Snot. It’s a JSON rock’n’roll world. I guess we’ll just have to deal with it
This works fine 99% of the time - but under extreme load it just does not work at our scale and the impact to our network operations and service reliability and technical communities is severe at the exact moments when we are at peak trading periods and impact to the business is highest - a perfect storm.
In our ELK ( ElasticSearch, Logstash, Kibana ) based logging and Influx ( Telegraf, Chronograf, InfluxDB ) based metrics environments there are limited means to dynamically tune the production system to accommodate highly variant working sets. As we are an online eCommerce system we often go through sustained periods of nominal activity followed by insane periods of extreme peak activity - often hitting peaks we’ve never before experienced.
We do however, have a very experienced infrastructure and platform engineering organization that are deeply attuned to our working set and changing business and operational needs.

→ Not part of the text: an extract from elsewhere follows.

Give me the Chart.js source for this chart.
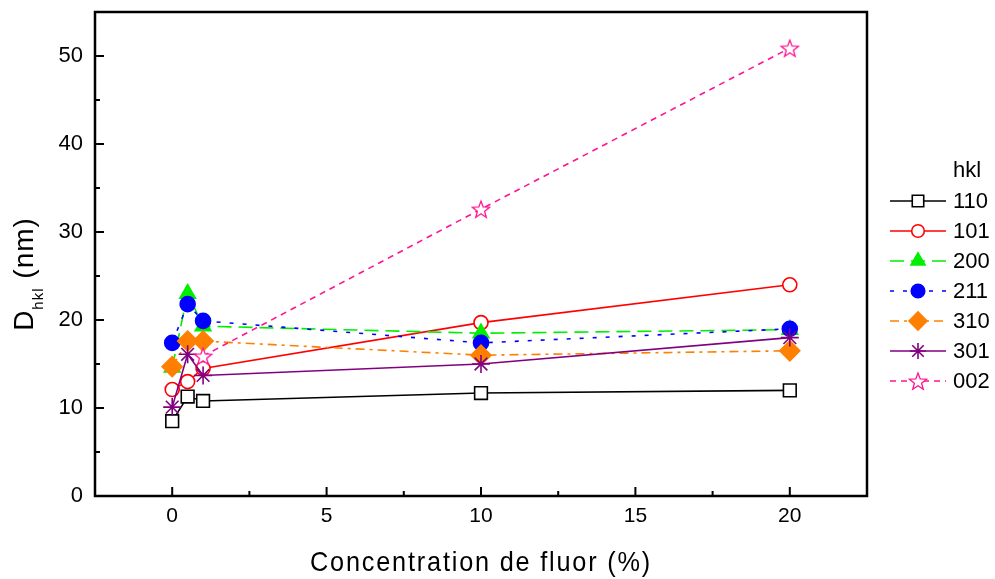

The initial version of tremor simply preserved the overall pipeline:
- Applications in a number of programming languages generate logs
- A Logstash sidecar receives, normalizes and forwards logs to elasticsearch
- ElasticSearch indexes logs for display by SRE’s and developers in Kibana
The processing stages remained unchanged ( and largely serviced by Logstash ):
- Enrich raw logs with business unit, organization, application and environment metadata
- Normalize schemas - map logs to a common structure and well known field names
- Known unknowns - isolate user defined fields and extensions to a well known slush field
But added an extra processing stage, a tremor cluster that added back-pressure detection and load-adaptive rate-limiting based on in-flight analysis of the business events in the firehose based on real-time categorization and classification of those event streams.
Now, in the ( significantly less than 1% ) of time when our systems are over-capacity or experiencing catastrophic unplanned events - tremor can discard events based rate limits and event classifications that can be tuned by our SRE, NOC and systems architects and developers.
Tremor’s core mission and mandate started out with, and continues to be the non-functional quality of service of mission critical at scale event based systems. Providing system operators with first class means to shape and tune capacity, load and production countermeasures of the production firehose without compromising the business with system downtime is the core requirement.
The most effective way to achieve this in a highly fluid and ever changing environment is what has yielded the tremor project as it became to be - a general purpose event processing system designed for at scale distributed mission critical systems.
When at or over capacity systems no longer bend to the business - tremor is how we inject a little elasticity into our production quality of service - enriching our systems and services with just-in-time load-adaptive bendability.